I sometimes get put out there as an advocate of cloud. I’m not that. I see it as an extra tool in the toolbox to be considered. If it’s suitable, and clear benefits can be applied, use it. If they can’t be identified, don’t use it. It’s just saying ‘consider it’.

IT has to evolve and change, and IT always has. You move from mainframes to client/server and now you have virtualisation. If you’re scared that you will be moved, well, you need to move, or you’re in the wrong industry. In five years’ time something else will come along.

Your conference today will cover the future of the IT department. Right now we’ve got the traditional computing model turned on its head; users are now asking to use their own devices and bringing their own apps instead of the IT department maintaining control. Is IT architecture and ideas about structure incompatible with a trend like this?
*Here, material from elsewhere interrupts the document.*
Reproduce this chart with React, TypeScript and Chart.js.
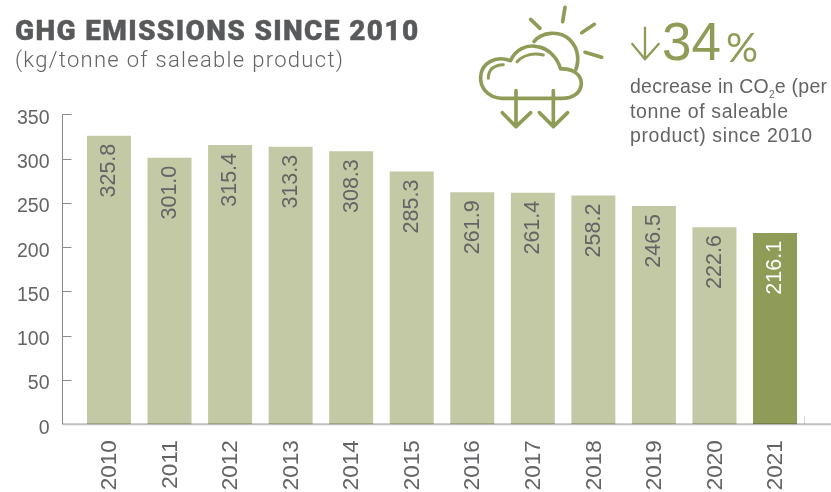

It’s not incompatible. Again, it comes down to what suits at an organisational level. The big debate about BYOD is whether companies want to be restrictive or permissive. It depends on the organisation and the data it works with; certain organisation have less sensitive data, have a younger workforce and are very communicative, where a BYOD policy would be permissible. In an organisation such as EirGrid, where I work, there’s sensitive information involved, it’s highly technical and it’s not something you want to have a loose structure around.

It’s about enabling working in a mobile environment but ensuring the devices and the data are secure. Maybe you tie down to tools that meet your requirements. Again, it’s down to tailoring for your organisation.

There’s always this tradeoff between enablement and security. It’s about creating that balance to be as secure as you need to be and enabling as much as you can. Instead of saying ‘no you can’t do this’, you tell them in a positive way ‘if you use this device, you will be able to do this, this and this’ …

It’s a difficult balance to get to, but that’s the ultimate goal of an IT architecture. It’s to create balance, to meet business needs with security requirements and managed costs.